No one ever told Hulk he couldn’t wear the same thing every day…
In a piece titled Why I Wear The Exact Same Thing to Work Every Day, author Matilda Kahl discusses how buying a closet full of similar items of clothing (white blouses and black slacks, in her case) freed up her mental energy by removing one decision before her day had even begun. By not having to consider what she was going to wear, Kahl was able to put more consideration into other, more productive aspects of her life.
She links to a Mashable piece called Why Successful Men Wear the Same Thing Every Day by Jason Abbruzzee which details the purposely limited wardrobes of icons ranging from Steve Jobs to Karl Lagerfeld to Christopher Nolan. According to the article, they (all men, notably) wear copies of the same outfit day in and day out because, as with Kahl, it freed them from a meaningless decision (emphasis mine) in favor of more important ones.
I remember reading these articles when they were first printed (2015 and 2014 respectively) and thinking something along the lines of "Huh. Makes sense." But I must have internalized it more than I realized.

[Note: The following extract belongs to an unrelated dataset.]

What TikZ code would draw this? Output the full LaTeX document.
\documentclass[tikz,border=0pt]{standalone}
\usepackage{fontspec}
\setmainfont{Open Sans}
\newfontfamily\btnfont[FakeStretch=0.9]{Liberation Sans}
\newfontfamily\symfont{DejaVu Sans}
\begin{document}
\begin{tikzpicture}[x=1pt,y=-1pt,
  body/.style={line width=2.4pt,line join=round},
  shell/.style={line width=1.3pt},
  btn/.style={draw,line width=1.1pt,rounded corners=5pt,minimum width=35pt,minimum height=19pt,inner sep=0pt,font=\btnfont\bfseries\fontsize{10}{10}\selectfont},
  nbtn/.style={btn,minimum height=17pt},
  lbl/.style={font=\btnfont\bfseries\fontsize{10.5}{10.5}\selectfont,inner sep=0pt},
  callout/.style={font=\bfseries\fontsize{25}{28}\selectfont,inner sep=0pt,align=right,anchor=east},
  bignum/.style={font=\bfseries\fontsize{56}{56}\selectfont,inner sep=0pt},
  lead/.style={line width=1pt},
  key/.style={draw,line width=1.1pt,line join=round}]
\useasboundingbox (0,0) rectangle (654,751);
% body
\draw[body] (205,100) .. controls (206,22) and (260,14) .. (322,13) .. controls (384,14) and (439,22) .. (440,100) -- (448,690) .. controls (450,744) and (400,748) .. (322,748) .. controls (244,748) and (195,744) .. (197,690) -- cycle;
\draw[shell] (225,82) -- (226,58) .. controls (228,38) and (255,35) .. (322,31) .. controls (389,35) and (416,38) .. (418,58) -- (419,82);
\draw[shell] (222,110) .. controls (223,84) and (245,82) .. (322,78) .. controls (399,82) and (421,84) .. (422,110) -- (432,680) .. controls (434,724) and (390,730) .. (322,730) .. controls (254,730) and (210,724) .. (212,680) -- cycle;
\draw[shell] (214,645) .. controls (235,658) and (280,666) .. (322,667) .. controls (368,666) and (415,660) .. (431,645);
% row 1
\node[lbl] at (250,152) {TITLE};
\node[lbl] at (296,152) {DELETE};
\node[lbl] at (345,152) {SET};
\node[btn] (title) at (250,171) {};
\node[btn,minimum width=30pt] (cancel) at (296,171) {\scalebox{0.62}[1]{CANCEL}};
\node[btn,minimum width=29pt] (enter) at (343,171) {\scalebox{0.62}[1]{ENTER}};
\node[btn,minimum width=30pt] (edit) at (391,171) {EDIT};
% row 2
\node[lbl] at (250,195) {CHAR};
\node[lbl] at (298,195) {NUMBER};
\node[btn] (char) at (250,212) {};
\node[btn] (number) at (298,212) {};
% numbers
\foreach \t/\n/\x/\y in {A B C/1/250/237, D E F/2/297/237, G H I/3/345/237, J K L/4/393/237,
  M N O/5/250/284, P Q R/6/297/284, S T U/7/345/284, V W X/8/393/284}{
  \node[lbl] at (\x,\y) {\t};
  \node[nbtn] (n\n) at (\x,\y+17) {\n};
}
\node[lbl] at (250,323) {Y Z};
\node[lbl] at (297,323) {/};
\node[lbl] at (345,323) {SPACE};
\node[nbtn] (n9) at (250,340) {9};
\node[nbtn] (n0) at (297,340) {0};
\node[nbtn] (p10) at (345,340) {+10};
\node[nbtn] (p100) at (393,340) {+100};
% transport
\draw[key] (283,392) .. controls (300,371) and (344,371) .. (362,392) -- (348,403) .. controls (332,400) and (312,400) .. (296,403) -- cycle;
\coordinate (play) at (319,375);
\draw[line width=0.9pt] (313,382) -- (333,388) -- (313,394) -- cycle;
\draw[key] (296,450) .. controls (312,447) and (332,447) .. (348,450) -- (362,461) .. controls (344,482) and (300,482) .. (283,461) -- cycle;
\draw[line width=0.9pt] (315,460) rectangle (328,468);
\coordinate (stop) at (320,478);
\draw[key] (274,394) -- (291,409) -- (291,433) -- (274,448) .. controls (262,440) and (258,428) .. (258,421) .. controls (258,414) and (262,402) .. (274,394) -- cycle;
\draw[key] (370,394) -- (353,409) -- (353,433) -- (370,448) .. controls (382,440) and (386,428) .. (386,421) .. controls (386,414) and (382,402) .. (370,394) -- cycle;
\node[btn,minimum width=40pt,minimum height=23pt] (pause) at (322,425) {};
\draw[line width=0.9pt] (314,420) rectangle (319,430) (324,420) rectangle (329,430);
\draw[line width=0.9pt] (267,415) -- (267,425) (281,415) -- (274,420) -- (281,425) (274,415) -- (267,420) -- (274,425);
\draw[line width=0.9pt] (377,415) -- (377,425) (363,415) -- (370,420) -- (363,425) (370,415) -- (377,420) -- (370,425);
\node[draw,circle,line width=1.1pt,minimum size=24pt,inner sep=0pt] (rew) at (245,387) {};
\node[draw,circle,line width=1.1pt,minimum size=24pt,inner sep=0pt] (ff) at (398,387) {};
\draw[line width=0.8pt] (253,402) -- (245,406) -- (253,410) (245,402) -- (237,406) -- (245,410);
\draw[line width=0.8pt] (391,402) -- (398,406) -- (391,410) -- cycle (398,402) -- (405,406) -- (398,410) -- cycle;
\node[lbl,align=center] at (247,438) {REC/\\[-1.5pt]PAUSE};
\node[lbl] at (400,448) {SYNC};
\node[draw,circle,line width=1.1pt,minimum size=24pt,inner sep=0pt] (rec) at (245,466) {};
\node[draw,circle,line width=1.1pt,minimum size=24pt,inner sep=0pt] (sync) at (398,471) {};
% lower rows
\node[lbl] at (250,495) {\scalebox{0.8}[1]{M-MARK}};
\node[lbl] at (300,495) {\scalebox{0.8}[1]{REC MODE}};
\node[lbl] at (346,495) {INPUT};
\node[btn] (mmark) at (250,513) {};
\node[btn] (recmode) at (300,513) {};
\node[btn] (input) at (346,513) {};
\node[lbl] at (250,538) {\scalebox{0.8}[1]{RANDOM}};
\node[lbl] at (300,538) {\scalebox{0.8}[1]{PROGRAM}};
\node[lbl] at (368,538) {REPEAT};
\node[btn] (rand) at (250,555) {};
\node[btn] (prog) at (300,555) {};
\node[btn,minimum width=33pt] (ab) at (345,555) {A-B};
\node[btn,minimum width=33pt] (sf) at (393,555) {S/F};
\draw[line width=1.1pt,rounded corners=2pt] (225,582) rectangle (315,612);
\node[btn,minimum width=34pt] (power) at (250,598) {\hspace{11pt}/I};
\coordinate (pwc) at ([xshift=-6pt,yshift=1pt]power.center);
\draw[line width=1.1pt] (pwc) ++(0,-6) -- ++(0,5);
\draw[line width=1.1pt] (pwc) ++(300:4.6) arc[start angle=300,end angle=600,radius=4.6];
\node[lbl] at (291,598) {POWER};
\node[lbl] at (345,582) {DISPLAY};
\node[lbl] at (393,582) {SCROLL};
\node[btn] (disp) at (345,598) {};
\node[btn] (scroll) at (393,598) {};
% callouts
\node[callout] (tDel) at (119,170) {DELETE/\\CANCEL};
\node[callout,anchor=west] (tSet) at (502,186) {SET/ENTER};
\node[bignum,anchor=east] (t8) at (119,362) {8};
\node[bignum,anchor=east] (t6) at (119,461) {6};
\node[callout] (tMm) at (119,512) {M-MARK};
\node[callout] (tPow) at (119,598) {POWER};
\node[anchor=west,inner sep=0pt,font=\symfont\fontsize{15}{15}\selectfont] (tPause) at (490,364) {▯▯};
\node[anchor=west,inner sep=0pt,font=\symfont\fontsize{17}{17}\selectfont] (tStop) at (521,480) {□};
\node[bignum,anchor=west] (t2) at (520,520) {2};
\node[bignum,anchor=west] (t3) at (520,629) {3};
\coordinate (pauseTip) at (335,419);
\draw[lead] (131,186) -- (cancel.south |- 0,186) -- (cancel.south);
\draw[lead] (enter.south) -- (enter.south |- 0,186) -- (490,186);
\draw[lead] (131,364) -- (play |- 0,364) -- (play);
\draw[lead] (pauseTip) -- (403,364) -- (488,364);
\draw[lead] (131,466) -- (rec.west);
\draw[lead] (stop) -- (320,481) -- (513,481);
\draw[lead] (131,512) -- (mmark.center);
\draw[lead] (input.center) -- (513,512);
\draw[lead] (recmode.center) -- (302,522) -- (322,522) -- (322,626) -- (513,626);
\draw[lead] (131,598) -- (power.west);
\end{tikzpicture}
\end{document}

Every once in a while I'll buy a printed t-shirt - band logos, iconic characters, catchy sayings, word-art, whatever - but for the most part, over the past ten years, every casual shirt I have bought, be it t-shirt, sport shirt, or polo, has been plain black. No logos, no characters, just a flat, matte black. Pair this with a pair of black jeans and a black hoodie and my black wool coat and you have a casual outfit for all seasons. And I don't have to think about what I'm wearing.
Some of my work environments require something more formal and more colorful than my day-to-day. At the store, trying to decide between the green dress shirt and the red-pinstripe, it hit me that no one, and I mean no one, has ever commented on my day-to-day man-in-black look. I walked out of the store ten minutes later with three pairs of khaki trousers and five blue dress-shirts. In the intervening six months, no one has noticed. At all. (Or, if they have, they haven't been concerned enough or impolitic enough to mention it.)
In fact, the only time anyone has ever commented on my all-black wardrobe was while I was teaching at a middle school. One student asked how many clothes I had. When I asked them what they meant, I got the expected "you wear the same thing every day." I explained that I had several shirts and trousers of the same make and so it was the same colors (or lack thereof) but fresh clothes. They couldn't understand. They hated their school uniform with a passion and the idea that an adult, who didn't have to wear a uniform, would choose to do so was baffling. I sympathized. I never expected that I would have become that adult.